Exercise directions: Reproduce the lines exactly, beginning with the line that has "Reproduce this chart with Plotly." and ending with the line that has "return (H - B - yp) / ph". Images are left out.

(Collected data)
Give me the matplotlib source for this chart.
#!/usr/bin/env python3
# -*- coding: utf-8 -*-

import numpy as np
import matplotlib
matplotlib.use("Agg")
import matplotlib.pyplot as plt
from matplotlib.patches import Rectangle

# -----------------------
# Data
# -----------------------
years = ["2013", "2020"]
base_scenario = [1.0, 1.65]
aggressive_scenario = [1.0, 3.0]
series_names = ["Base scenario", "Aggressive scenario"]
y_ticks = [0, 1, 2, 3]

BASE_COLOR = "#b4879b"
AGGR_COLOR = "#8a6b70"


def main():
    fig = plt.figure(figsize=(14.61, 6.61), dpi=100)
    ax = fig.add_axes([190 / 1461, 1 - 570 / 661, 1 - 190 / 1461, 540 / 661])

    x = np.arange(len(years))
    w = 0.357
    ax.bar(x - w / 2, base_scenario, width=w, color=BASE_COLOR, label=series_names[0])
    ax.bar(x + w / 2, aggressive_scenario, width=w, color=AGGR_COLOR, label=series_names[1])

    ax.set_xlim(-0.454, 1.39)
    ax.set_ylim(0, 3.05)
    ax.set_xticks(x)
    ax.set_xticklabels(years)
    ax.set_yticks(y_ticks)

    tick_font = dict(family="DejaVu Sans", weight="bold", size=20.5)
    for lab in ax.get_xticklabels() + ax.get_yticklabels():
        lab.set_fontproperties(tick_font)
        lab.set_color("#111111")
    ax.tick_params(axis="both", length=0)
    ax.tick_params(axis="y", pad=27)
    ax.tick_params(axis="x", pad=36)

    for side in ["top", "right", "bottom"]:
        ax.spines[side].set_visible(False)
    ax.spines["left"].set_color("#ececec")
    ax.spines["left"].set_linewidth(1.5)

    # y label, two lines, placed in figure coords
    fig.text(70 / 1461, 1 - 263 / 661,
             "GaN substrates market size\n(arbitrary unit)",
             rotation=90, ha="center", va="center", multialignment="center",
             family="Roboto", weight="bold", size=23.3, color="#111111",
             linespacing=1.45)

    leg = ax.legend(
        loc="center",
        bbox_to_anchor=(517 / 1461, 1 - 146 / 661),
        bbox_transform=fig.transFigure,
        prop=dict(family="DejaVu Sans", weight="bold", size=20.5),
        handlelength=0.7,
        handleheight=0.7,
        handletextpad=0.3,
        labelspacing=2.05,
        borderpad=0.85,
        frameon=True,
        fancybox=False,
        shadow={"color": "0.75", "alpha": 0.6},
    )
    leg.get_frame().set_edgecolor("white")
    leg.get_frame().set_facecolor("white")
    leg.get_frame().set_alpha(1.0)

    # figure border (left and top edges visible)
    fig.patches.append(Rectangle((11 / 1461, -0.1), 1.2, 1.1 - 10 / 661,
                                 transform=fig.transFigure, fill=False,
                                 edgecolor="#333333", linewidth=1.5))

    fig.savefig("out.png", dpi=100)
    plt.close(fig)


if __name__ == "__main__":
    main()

---

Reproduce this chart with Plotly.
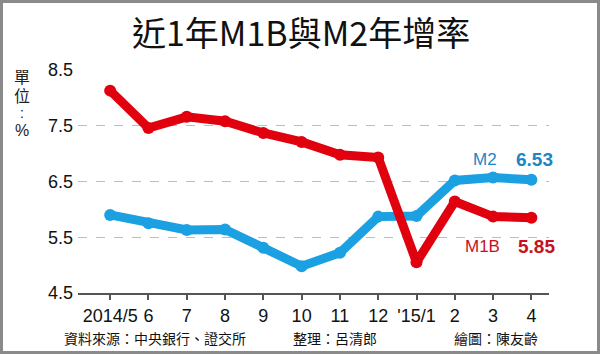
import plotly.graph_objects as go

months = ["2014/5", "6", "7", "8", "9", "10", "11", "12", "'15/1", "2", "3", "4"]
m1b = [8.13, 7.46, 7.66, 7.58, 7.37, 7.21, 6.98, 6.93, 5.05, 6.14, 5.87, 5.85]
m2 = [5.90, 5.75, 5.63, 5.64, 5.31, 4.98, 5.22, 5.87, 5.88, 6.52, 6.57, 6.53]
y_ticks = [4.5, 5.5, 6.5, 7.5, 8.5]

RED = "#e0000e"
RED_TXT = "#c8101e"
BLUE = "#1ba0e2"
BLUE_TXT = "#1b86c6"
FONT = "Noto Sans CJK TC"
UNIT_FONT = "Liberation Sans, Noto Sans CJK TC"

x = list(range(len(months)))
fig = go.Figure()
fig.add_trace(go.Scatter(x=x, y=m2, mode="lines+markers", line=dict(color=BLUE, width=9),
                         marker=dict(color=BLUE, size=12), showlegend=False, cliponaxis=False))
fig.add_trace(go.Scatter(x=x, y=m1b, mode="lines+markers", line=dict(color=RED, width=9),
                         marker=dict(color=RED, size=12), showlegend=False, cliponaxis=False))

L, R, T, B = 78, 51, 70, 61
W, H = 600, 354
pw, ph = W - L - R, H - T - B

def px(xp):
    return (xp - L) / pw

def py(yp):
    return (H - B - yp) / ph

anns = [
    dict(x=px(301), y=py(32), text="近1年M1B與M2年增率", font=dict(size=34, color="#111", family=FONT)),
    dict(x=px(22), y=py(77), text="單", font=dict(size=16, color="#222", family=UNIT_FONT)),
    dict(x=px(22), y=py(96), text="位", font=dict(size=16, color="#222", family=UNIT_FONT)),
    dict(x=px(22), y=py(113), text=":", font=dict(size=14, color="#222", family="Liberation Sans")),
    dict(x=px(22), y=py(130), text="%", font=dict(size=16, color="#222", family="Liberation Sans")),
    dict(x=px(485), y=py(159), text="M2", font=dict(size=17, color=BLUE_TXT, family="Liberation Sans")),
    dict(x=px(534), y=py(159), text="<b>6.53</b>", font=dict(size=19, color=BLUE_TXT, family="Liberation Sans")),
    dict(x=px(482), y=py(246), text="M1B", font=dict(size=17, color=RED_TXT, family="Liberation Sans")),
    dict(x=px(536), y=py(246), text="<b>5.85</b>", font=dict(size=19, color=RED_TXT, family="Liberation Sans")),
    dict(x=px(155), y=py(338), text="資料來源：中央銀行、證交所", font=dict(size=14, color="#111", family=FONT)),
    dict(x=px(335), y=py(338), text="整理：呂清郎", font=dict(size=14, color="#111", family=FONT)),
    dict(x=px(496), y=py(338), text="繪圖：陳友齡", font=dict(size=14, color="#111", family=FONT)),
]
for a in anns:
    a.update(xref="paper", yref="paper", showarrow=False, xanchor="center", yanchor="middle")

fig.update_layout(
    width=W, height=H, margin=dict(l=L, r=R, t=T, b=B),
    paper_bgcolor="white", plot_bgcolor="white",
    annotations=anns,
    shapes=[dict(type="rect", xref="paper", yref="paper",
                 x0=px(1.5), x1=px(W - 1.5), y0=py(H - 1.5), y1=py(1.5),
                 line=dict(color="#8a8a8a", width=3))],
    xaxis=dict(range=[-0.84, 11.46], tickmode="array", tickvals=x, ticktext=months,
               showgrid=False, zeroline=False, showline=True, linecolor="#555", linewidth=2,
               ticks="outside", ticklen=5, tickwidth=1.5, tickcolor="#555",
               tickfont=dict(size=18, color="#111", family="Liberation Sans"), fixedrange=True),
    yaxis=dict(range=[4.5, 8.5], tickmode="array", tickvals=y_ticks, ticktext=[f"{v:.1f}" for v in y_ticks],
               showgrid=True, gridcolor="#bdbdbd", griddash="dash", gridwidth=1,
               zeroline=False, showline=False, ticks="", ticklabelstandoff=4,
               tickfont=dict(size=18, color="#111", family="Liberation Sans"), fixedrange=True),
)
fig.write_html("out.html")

* * *

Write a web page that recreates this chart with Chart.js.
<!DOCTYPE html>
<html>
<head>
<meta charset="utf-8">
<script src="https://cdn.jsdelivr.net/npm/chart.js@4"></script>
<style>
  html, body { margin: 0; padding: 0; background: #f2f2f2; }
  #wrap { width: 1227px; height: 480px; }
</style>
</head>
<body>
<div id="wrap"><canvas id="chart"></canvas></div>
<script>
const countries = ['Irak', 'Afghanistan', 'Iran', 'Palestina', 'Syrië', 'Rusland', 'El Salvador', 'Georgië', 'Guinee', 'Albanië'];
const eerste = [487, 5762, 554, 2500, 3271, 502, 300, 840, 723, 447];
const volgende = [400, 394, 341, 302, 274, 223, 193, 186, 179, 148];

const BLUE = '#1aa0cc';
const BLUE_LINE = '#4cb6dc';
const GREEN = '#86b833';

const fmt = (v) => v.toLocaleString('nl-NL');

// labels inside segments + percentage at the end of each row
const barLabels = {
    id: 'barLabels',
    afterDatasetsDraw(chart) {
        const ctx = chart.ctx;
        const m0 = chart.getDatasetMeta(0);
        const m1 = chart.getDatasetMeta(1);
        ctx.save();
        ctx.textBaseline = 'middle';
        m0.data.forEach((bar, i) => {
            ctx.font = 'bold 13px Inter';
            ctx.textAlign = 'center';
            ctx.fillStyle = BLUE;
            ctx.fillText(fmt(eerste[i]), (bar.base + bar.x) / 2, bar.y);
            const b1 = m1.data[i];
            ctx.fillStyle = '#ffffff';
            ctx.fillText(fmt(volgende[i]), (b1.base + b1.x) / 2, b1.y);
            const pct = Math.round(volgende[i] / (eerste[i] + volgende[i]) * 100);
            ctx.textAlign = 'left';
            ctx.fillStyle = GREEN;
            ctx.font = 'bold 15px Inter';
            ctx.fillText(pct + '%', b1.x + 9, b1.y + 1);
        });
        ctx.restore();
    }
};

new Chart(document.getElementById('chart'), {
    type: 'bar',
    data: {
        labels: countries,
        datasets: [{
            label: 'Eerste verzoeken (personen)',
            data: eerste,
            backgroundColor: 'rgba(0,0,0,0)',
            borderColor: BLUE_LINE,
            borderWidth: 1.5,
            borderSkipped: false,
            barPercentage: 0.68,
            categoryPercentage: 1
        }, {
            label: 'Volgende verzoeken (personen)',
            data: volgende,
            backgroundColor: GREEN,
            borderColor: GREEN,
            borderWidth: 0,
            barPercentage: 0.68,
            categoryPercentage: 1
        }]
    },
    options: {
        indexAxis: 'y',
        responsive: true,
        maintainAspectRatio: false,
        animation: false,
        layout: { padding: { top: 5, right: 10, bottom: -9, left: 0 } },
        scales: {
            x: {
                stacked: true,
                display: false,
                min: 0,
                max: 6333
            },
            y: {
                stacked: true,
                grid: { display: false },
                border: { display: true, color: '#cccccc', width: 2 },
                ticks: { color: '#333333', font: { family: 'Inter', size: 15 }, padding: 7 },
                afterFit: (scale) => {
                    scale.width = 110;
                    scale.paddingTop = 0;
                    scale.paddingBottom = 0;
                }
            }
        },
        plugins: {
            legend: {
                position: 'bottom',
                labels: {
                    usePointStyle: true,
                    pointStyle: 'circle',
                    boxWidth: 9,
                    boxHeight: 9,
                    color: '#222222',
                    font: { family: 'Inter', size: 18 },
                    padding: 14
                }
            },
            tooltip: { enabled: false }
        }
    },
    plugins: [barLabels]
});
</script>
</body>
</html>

Answer to this task:
Reproduce this chart with Plotly.
import plotly.graph_objects as go

months = ["2014/5", "6", "7", "8", "9", "10", "11", "12", "'15/1", "2", "3", "4"]
m1b = [8.13, 7.46, 7.66, 7.58, 7.37, 7.21, 6.98, 6.93, 5.05, 6.14, 5.87, 5.85]
m2 = [5.90, 5.75, 5.63, 5.64, 5.31, 4.98, 5.22, 5.87, 5.88, 6.52, 6.57, 6.53]
y_ticks = [4.5, 5.5, 6.5, 7.5, 8.5]

RED = "#e0000e"
RED_TXT = "#c8101e"
BLUE = "#1ba0e2"
BLUE_TXT = "#1b86c6"
FONT = "Noto Sans CJK TC"
UNIT_FONT = "Liberation Sans, Noto Sans CJK TC"

x = list(range(len(months)))
fig = go.Figure()
fig.add_trace(go.Scatter(x=x, y=m2, mode="lines+markers", line=dict(color=BLUE, width=9),
                         marker=dict(color=BLUE, size=12), showlegend=False, cliponaxis=False))
fig.add_trace(go.Scatter(x=x, y=m1b, mode="lines+markers", line=dict(color=RED, width=9),
                         marker=dict(color=RED, size=12), showlegend=False, cliponaxis=False))

L, R, T, B = 78, 51, 70, 61
W, H = 600, 354
pw, ph = W - L - R, H - T - B

def px(xp):
    return (xp - L) / pw

def py(yp):
    return (H - B - yp) / ph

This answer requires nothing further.